|ECHR GRAND CHAMBER DENIES TURKISH REQUEST TO "STRIKE OUT" KURDISH 'DISAPPEARANCE' CASE|
The Grand Chamber of the European Court of Human Rights today rejected the request of the Turkish Government to "strike out" a Kurdish disappearance case (Tahsin Acar v. Turkey)
Mehmet Salim Acar, a farmer living in Southeast Turkey, was allegedly abducted by two plain-clothes police officers on 20 August 1994. He remains missing to this day.
In October 1994, KHRP submitted an application to the European Court of Human Rights on behalf of the disappeared man's brother, Tahsin Acar.
On 9 April 2002, the Court decided to "strike out" the case on the basis of a unilateral declaration from the Turkish Government under Article 37(1) (T.A v Turkey).
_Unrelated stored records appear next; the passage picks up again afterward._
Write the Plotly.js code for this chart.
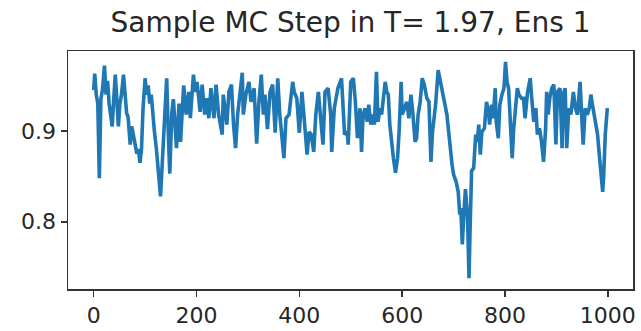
<!DOCTYPE html>
<html>
<head>
<meta charset="utf-8">
<script src="https://cdn.plot.ly/plotly-3.0.1.min.js"></script>
<style>html,body{margin:0;padding:0;background:#fff;}#chart{width:641px;height:331px;}</style>
</head>
<body>
<div id="chart"></div>
<script>
const steps = [
0,2,5,8,11,14,17,21,24,27,30,33,36,39,42,45,48,51,54,58,61,64,67,71,74,77,80,84,87,90,93,96,
100,103,106,109,112,115,118,122,125,128,130,133,136,139,142,145,148,152,155,
161,166,169,175,180,185,188,194,197,201,207,211,216,220,224,228,234,238,243,250,252,259,263,268,272,276,280,283,289,291,296,302,306,312,317,321,326,
330,333,338,343,348,353,358,362,370,374,380,387,390,395,400,405,410,415,419,423,428,432,437,441,446,450,456,461,463,468,475,482,485,488,493,
495,500,505,509,513,518,521,524,528,532,535,539,543,546,550,553,557,560,563,567,570,573,576,580,583,587,591,594,598,600,604,609,613,617,621,625,628,631,635,639,643,648,652,656,659,663,
665,670,673,676,679,683,687,691,694,697,700,705,709,712,714,717,720,723,727,730,732,735,739,743,746,749,752,755,760,764,768,770,774,777,781,783,787,790,794,798,801,804,807,811,814,817,821,824,827,832,
836,839,844,849,852,856,860,863,867,871,875,879,881,884,887,891,895,899,902,907,911,913,917,920,924,928,933,937,941,946,950,952,956,960,964,967,970,973,977,980,984,987,990,992,995,999
];
const values = [
0.945,0.963,0.940,0.930,0.848,0.935,0.945,0.972,0.940,0.955,0.930,0.920,0.905,0.935,0.962,0.935,0.905,0.930,0.940,0.962,0.935,0.920,0.915,0.885,0.905,0.895,0.885,0.875,0.880,0.865,0.880,0.925,
0.958,0.940,0.950,0.930,0.940,0.915,0.900,0.880,0.860,0.844,0.828,0.860,0.900,0.920,0.958,0.900,0.853,0.920,0.935,
0.881,0.930,0.888,0.950,0.918,0.943,0.914,0.962,0.943,0.954,0.921,0.951,0.918,0.936,0.914,0.947,0.914,0.951,0.918,0.896,0.940,0.907,0.943,0.951,0.907,0.881,0.918,0.936,0.964,0.918,0.940,0.954,0.932,0.947,0.886,0.929,0.962,
0.918,0.940,0.902,0.943,0.951,0.898,0.958,0.918,0.870,0.914,0.918,0.954,0.943,0.936,0.898,0.943,0.910,0.874,0.899,0.896,0.877,0.918,0.943,0.918,0.885,0.943,0.947,0.918,0.877,0.925,0.947,0.958,0.925,0.896,0.899,
0.885,0.954,0.958,0.932,0.892,0.925,0.877,0.918,0.925,0.910,0.929,0.907,0.918,0.907,0.965,0.910,0.925,0.918,0.932,0.954,0.943,0.940,0.907,0.881,0.870,0.854,0.870,0.899,0.954,0.918,0.925,0.932,0.914,0.940,0.918,0.888,0.892,0.918,0.932,0.958,0.951,0.936,0.932,0.866,0.899,0.918,
0.929,0.967,0.958,0.951,0.940,0.929,0.918,0.896,0.874,0.863,0.852,0.844,0.833,0.808,0.815,0.775,0.808,0.836,0.808,0.738,0.790,0.856,0.859,0.896,0.888,0.907,0.874,0.899,0.903,0.932,0.921,0.907,0.929,0.914,0.947,0.910,0.892,0.929,0.940,0.947,0.976,0.954,0.947,0.910,0.870,0.903,0.932,0.947,0.940,0.936,
0.936,0.914,0.943,0.958,0.936,0.910,0.925,0.896,0.903,0.888,0.866,0.903,0.943,0.918,0.936,0.947,0.951,0.885,0.943,0.947,0.881,0.940,0.947,0.881,0.925,0.918,0.943,0.925,0.918,0.954,0.907,0.885,0.925,0.918,0.925,0.940,0.929,0.918,0.907,0.896,0.870,0.848,0.833,0.852,0.896,0.925
];
const xTicks = [0, 200, 400, 600, 800, 1000];
const yTicks = [0.8, 0.9];
const titleText = 'Sample MC Step in T= 1.97, Ens 1';

const font = 'DejaVu Sans, sans-serif';
const axisCommon = {
  showline: true, mirror: true, linecolor: '#333', linewidth: 1.5,
  ticks: 'outside', ticklen: 6, tickwidth: 1.5, tickcolor: '#333',
  showgrid: false, zeroline: false,
  tickfont: {family: font, size: 22, color: '#262626'}
};
Plotly.newPlot('chart', [{
  x: steps, y: values, type: 'scatter', mode: 'lines',
  line: {color: '#1f77b4', width: 3.6}
}], {
  width: 641, height: 331,
  margin: {l: 68, r: 8, t: 51, b: 42},
  paper_bgcolor: '#fff', plot_bgcolor: '#fff',
  showlegend: false,
  title: {text: titleText, font: {family: font, size: 28, color: '#262626'},
          x: 0.5, xref: 'paper', xanchor: 'center', y: 0.934, yref: 'container', yanchor: 'middle'},
  xaxis: Object.assign({}, axisCommon, {range: [-49.95, 1048.95], tickvals: xTicks, ticktext: xTicks.map(String)}),
  yaxis: Object.assign({}, axisCommon, {range: [0.726, 0.988], tickvals: yTicks, ticktext: ['0.8', '0.9']})
}, {staticPlot: true, displayModeBar: false});
</script>
</body>
</html>
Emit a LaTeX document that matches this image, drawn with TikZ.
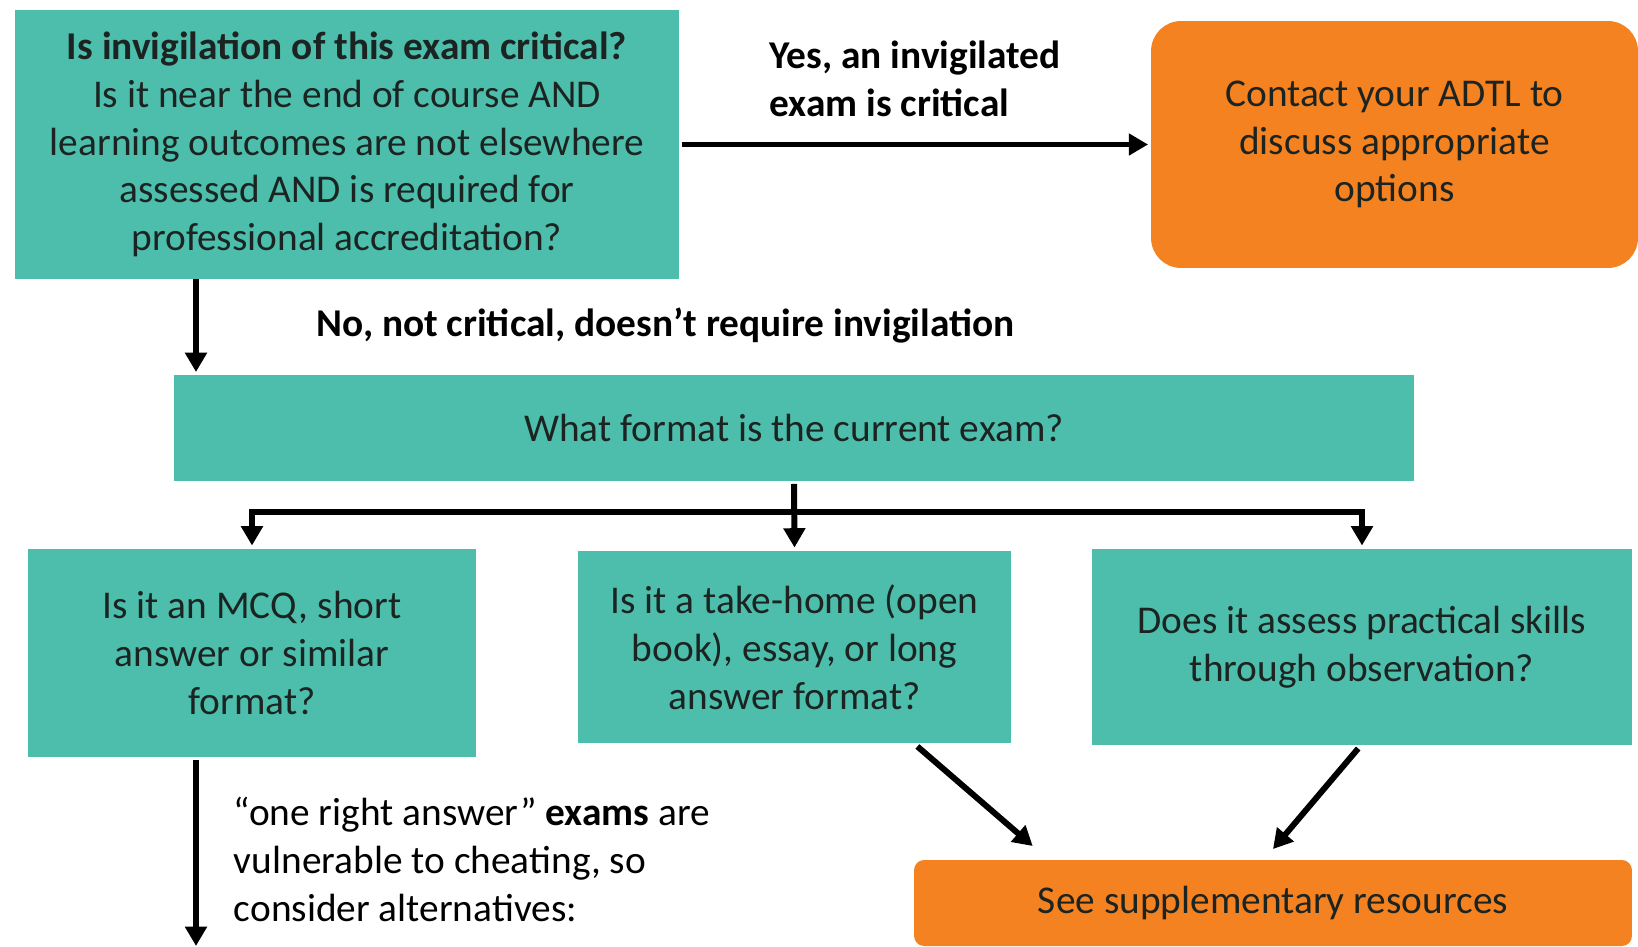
\documentclass[tikz,border=0pt]{standalone}
\usepackage{fontspec}
\setmainfont{Carlito}
\usepackage{xcolor}
\usetikzlibrary{arrows.meta,positioning,calc}
\definecolor{tealbox}{RGB}{77,190,172}
\definecolor{orangebox}{RGB}{245,130,32}
\definecolor{txt}{RGB}{28,36,34}

\begin{document}
\begin{tikzpicture}[x=0.02cm,y=-0.02cm,>={Triangle[length=11pt,width=12pt]},
  font=\fontsize{22.4}{27.2}\selectfont,
  line width=3.4pt,
  qbox/.style={fill=tealbox,text=txt,align=center,inner sep=0pt},
  obox/.style={fill=orangebox,text=txt,align=center,inner sep=0pt},
  lbl/.style={text=black,align=left,inner sep=0pt}]
  \useasboundingbox (0,0) rectangle (1638,946);
  % boxes
  \node[qbox,minimum width=13.28cm,minimum height=5.38cm] (crit) at (347,144.5)
    {\textbf{Is invigilation of this exam critical?}\\Is it near the end of course AND\\learning outcomes are not elsewhere\\assessed AND is required for\\professional accreditation?};
  \node[obox,rounded corners=0.6cm,minimum width=9.74cm,minimum height=4.94cm] (adtl) at (1394.5,144.5)
    {Contact your ADTL to\\discuss appropriate\\options};
  \node[qbox,minimum width=24.82cm,minimum height=2.12cm] (fmt) at (794,428)
    {What format is the current exam?};
  \node[qbox,minimum width=8.96cm,minimum height=4.18cm] (mcq) at (252,653)
    {Is it an MCQ, short\\answer or similar\\format?};
  \node[qbox,minimum width=8.66cm,minimum height=3.86cm] (take) at (794.5,647)
    {Is it a take-home (open\\book), essay, or long\\answer format?};
  \node[qbox,minimum width=10.8cm,minimum height=3.94cm] (prac) at (1362,647)
    {Does it assess practical skills\\through observation?};
  \node[obox,rounded corners=0.2cm,minimum width=14.36cm,minimum height=1.72cm] (supp) at (1273,903)
    {See supplementary resources};
  % free ends
  \coordinate (nocrit) at (196,279);
  \coordinate (split) at (794,512);
  \coordinate (alt) at (196,946);
  % connectors
  \draw[->] (crit.east) -- node[lbl,above=0.5cm]{\textbf{Yes, an invigilated}\\\textbf{exam is critical}} (adtl.west);
  \draw[->] (nocrit) -- node[lbl,right=2.35cm]{\textbf{No, not critical, doesn’t require invigilation}} (nocrit |- fmt.north);
  \draw[->] (fmt.south) -- (take.north);
  \draw[->] (split) -| (mcq.north);
  \draw[->] (split) -| (prac.north);
  \draw[->] (alt |- mcq.south) -- node[lbl,pos=0.535,right=0.7cm]{“one right answer” \textbf{exams} are\\vulnerable to cheating, so\\consider alternatives:} (alt);
  \draw[->] ($(take.south west)!0.78!(take.south east)$) -- ($(supp.north west)!0.168!(supp.north east)+(0,-11)$);
  \draw[->] ($(prac.south west)!0.493!(prac.south east)$) -- ($(supp.north west)!0.50!(supp.north east)+(0,-8)$);
\end{tikzpicture}
\end{document}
The declaration expressed regret with regard to the disappearance, and offered an ex gratia payment of £70,000 for costs, pecuniary and non-pecuniary damages.
On 8 July 2002, KHRP requested that the judgment be referred to the Grand Chamber under Article 43, arguing that the declaration of the Turkish Government was insufficient to resolve the case.
The Court held that, in cases concerning 'disappearances' or unknown perpetrator killings and where there is prima facie evidence supporting allegations that the domestic investigation fell short of what is necessary under the Convention, a unilateral declaration should "at the very least" contain an admission to that effect, as well as an undertaking by the respondent Government to conduct an investigation that is in full compliance with the requirements of the Convention, under the supervision of the Committee of Ministers. (Judgment of 6 May 2003, para. 84)
Accordingly, the Court will now pursue its examination of the case.
Kerim Yildiz, Executive Director of KHRP, says, "This decision will affect any pending strike-out requests from the Turkish Government. The Government will no longer be able merely to "regret" the occurrence of such disappearances without a level of admission."